What the exercise asks
Find the string "this" and gather every line that holds it.

Provided data
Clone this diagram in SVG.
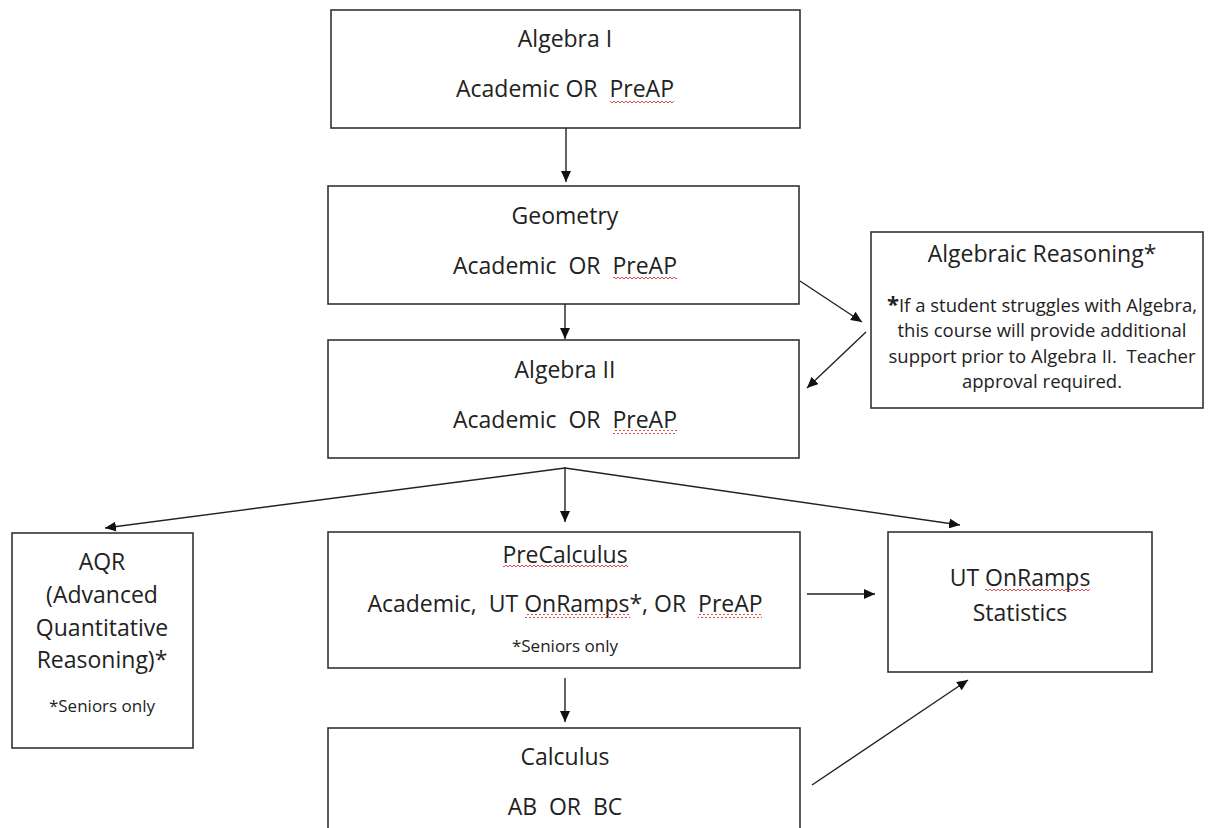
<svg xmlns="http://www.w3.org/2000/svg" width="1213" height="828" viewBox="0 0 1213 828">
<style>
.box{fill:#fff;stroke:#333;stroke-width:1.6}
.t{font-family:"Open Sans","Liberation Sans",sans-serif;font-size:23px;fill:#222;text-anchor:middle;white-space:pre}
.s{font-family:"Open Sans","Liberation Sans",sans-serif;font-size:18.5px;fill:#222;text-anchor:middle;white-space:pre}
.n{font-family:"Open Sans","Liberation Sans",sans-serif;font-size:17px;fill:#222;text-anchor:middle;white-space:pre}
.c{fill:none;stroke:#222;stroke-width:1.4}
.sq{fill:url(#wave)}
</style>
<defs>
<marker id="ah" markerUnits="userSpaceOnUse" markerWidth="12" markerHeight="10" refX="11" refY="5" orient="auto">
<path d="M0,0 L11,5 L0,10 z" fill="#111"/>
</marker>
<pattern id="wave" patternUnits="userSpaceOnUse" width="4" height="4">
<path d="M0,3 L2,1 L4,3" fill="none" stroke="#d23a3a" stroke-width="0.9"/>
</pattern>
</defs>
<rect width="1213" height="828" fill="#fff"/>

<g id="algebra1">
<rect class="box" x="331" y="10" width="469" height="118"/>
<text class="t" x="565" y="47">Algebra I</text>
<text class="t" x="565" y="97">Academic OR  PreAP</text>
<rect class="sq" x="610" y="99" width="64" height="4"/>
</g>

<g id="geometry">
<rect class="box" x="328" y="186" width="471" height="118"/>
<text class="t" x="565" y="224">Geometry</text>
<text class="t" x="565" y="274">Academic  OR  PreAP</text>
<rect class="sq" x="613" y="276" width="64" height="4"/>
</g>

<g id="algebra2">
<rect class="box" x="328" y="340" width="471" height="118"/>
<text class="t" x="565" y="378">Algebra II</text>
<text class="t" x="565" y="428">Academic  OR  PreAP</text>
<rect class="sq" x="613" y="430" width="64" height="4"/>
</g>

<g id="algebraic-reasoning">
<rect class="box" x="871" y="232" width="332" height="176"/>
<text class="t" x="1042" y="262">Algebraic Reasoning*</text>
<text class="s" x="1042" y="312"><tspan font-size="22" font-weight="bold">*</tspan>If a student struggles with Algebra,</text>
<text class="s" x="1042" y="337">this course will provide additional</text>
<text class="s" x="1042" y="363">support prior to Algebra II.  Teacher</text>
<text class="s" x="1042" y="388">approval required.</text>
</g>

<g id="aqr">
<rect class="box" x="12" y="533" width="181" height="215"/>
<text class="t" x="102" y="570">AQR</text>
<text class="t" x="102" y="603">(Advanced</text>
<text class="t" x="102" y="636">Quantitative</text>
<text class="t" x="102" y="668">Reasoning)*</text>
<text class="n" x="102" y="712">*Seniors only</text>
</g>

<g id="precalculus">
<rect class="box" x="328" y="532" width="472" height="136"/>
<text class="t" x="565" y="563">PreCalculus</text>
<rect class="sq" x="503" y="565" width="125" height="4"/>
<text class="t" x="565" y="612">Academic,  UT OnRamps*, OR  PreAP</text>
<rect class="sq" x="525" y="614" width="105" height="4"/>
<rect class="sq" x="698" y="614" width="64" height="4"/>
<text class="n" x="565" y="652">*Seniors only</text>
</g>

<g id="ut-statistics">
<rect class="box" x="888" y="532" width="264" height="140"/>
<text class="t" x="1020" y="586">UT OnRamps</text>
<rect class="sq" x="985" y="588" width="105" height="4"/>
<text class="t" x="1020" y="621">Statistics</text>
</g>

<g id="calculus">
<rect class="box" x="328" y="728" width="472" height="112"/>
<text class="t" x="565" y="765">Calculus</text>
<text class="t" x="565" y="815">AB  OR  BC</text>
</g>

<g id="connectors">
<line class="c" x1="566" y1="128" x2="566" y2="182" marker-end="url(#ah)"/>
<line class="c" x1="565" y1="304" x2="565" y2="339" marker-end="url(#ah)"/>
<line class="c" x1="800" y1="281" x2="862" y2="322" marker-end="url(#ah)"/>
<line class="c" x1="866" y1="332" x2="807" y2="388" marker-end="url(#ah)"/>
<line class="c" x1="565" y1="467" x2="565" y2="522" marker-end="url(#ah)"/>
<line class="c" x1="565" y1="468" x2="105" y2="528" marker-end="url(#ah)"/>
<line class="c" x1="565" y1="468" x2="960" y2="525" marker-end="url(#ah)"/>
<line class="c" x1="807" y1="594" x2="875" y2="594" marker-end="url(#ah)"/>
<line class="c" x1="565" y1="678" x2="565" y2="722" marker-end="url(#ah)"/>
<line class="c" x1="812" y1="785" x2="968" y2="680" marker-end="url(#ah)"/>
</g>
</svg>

Task answer
Clone this diagram in SVG.
<text class="s" x="1042" y="337">this course will provide additional</text>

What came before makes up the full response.